Others argued giving away parking hasn’t worked in the past because employees and residents occupy the spots for long periods of time.

“I think that it’s actually detrimental to businesses to have free parking,” said Richard Cooper, a member of the commission who owns State Street Fruit Store downtown. “What they really need is turnover.”

Fine said that position “doesn’t hold water,” noting that business owners discourage employees from parking in prime downtown spaces.

Cooper and others also said the city should not give away sources of revenue given how tight the city’s budget has been in recent years. He argues that downtown is unique enough that people will be willing to fork over 25 cents to a $1 to shop, just like they did last weekend at the annual Bay Day event.

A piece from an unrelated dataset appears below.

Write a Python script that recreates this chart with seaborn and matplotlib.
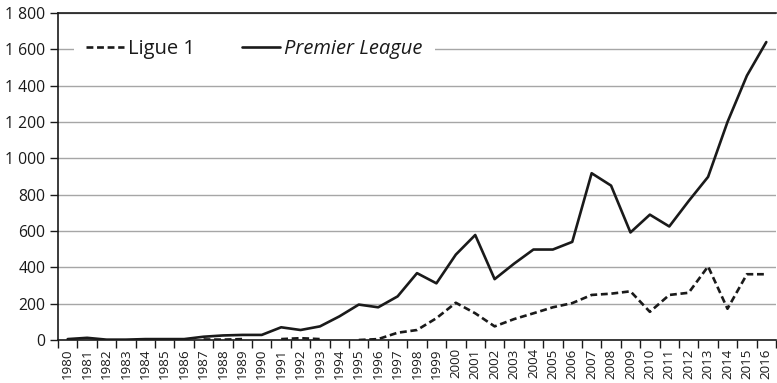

Two other business owners at the meeting disagreed. Nancy Cowen, who owns Happy Valley at 229 Main St., and Nancy Donato, who owns J. Rich Clothing for Men at 153 Main St., both said issuing tickets on the three days in question is not right.

“It’s really unfriendly,” Donato said.

Cowen agreed. Like other business owners, she urged the commission to pay special attention to Christmas eve and New Year’s eve, which are typically busier downtown than on Black Friday.

“To give them a parking ticket after an hour seems like cruel and inhumane treatment,” Cowen told the commission.

Ward 7 City Councilor Eugene A. Tacy and Ward 3 City Councilor Owen Freeman-Daniels, the chair and vice chair of the commission, agreed with the business owners and voted in the minority.

“I was trying to take out the bad experience element of the downtown shopping experience,” Tacy said.

The city at one time offered free parking in designated long-term lots for 10 days leading up to the holiday season, though that parking did not include the meters and parking garage. That policy was discontinued a few years ago.

Fine said the city many years ago went even further, offering free holiday parking that included meters on the street but not the garage. She said Tuesday’s ruling is an example of continuing removal of one of the few perks businesses can offer to customers.

Fine expressed disappointment Friday that the commission would not grant what she considers a small gesture.

“The city of Northampton loves to hold its downtown up as a gem, but the commission’s decision doesn’t make that statement,” she said.